As normal for me, I completely ignored the 15 second steep time – I just don’t get much out of these short steep teas when I do them as recommended. I steeped 2 teaspoons in 8 ounces of water that was just off boiling. It was fantastic! Lightly malty and sweet with a bit of dust.
I have not tried any Jin Jun Mei from any other companies so I have no basis for comparison in that regard. I have other malty teas that I am equally pleased with so it wouldn’t be a must keep around tea, but if I were placing an order from Yezi, I’d certainly throw this into the cart.
I’ll try resteeping later and see if my unorthodox steeping method harmed the potential for resteeps. :)
This tea never stood a chance. The only other Jin Jun Mei I’ve had was from the Verdant Reserve club and it pretty much blew my mind. No other Jin Jun Mei will ever compare. This tea is still enjoyable for sure. It’s not as sweet as I’d like it to be, more of a dry flavor and more woodsy, but still very smooth and complex in flavor. I like the Qing Ping and the High Mountain ones better, though. I have the Jin Pin left to try. Overall, I’m very pleased with Yezi teas.
Such a good day for a comforting pot of tea—it’s overcast and raining just enough to want something warm, a lazy Friday where I’ve gotten enough sleep for once, R only has a half day of work, and I’ve busted my butt all week so I can work slowly today, not too much to do. Tomorrow’s Courtney’s bridal shower, and soon I’ve got to put the finishing touches on our 2 final wedding trips for October. Yesterday’s news of the Pope has me feeling hopeful and surprised still. Working through Breaking Bad and reading today from the Times they’re auctioning off set memorabilia makes me sad and affectionate all over again about Gale’s notebook and Walt Whitman’s poetry—his books always seem to be inscribed and weirdly pivotal to people (Remember Monica Lewinsky’s copy? Right around when that was happening I was in the hospital for an extended stay and the one thing I remember my mom bringing me that helped me get through it was my well worn underlined and margin-annotated copy of Leaves of Grass. Then there’s Dead Poets Society…). Anyway, feeling pretty good.
These leaves are pretty dry, long and golden. There’s a satisfying quality to this tea that works really well with my mood and the weather. It’s got hints of woody astringency like a darjeeling/Nepali tea, but it’s also smooth and carby (while staying medium-bodied, not too thick) with a faint orchid thing going on. As it cools to tepid, it gets quite noticeably sweeter which I like.
Thank you Yezi Tea for a free sample of this tea!
This tea tastes very much like Zhen Qu from Butiki. It has the same honey notes that I usually interpret as mushroom flavored.

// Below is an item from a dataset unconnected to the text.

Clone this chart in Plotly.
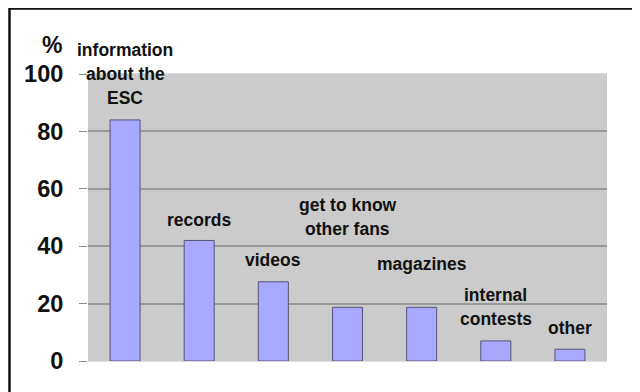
import plotly.graph_objects as go

categories = ["information about the ESC", "records", "videos", "get to know other fans",
              "magazines", "internal contests", "other"]
values = [84, 42, 27.6, 18.7, 18.7, 7, 4.1]
label_lines = [["information", "about the", "ESC"], ["records"], ["videos"],
               ["get to know", "other fans"], ["magazines"], ["internal", "contests"], ["other"]]
# y (in % units) of the first line of each label
label_top_y = [108.4, 49.1, 35.2, 54.4, 33.8, 23.0, 11.5]
y_ticks = [0, 20, 40, 60, 80, 100]

FONT = "Liberation Sans, Arial, sans-serif"

# page body adds an 8px offset; work in reference pixels minus that
OFF = 8
W, H = 640 - OFF, 392 - OFF
L, R, T, B = 88 - OFF, W - (607 - OFF), 74 - OFF, H - (361 - OFF)
pw, ph = W - L - R, H - T - B


def px2paper_x(px):
    return (px - OFF - L) / pw


def px2paper_y(py):
    return (H - B - (py - OFF)) / ph


fig = go.Figure()
fig.add_trace(go.Bar(
    x=categories, y=values, width=0.405,
    marker=dict(color="#A8A8FF", line=dict(color="#55557A", width=1)),
    showlegend=False, hoverinfo="skip",
))

annotations = []
for cat, lines, ty in zip(categories, label_lines, label_top_y):
    for i, line in enumerate(lines):
        annotations.append(dict(
            x=cat, y=ty / 100, xref="x", yref="paper", text="<b>" + line + "</b>",
            showarrow=False, yshift=-24 * i, xanchor="center", yanchor="middle",
            font=dict(family=FONT, size=17.5, color="#111"),
        ))
annotations.append(dict(
    x=px2paper_x(52), y=px2paper_y(45), xref="paper", yref="paper", text="<b>%</b>",
    showarrow=False, xanchor="center", yanchor="middle",
    font=dict(family=FONT, size=23, color="#111"),
))

shapes = [dict(
    type="rect", xref="paper", yref="paper",
    x0=px2paper_x(9.5), x1=px2paper_x(638), y0=px2paper_y(8.5), y1=px2paper_y(420),
    line=dict(color="#111", width=2.5), fillcolor="rgba(0,0,0,0)", layer="above",
)]

fig.update_layout(
    width=W, height=H,
    margin=dict(l=L, r=R, t=T, b=B, pad=0),
    paper_bgcolor="white", plot_bgcolor="#CBCBCB",
    bargap=0.6,
    annotations=annotations, shapes=shapes,
    xaxis=dict(showticklabels=False, ticks="", showgrid=False, zeroline=False,
               showline=True, linecolor="#DDDDDD", linewidth=1, mirror=True,
               range=[-0.5, len(categories) - 0.5]),
    yaxis=dict(range=[0, 100], tickvals=y_ticks, ticktext=[str(v) for v in y_ticks],
               showgrid=True, gridcolor="#9A9A9A", gridwidth=1.5, zeroline=False,
               ticks="outside", ticklen=8, tickcolor="#888888", tickwidth=1,
               ticklabelstandoff=11,
               tickfont=dict(family=FONT, size=23.5, color="#111", weight="bold"),
               showline=False),
)

fig.write_html("out.html")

It is a delicate black tea, not the least bit bitter or astringent. This is a good quality tea, but not the type of black tea that I personally favor.
I may not have used enough leaf for this cup. I am comparing this to the 2 other teas I received from Yezi Tea. This is my least favorite of the 3. A little weak, a little more bitter than the other two. Still a good cup of tea, but if I had to choose I would choose one of the other 2 to buy again. I am comparing to Gao Shan, and Qing Pin.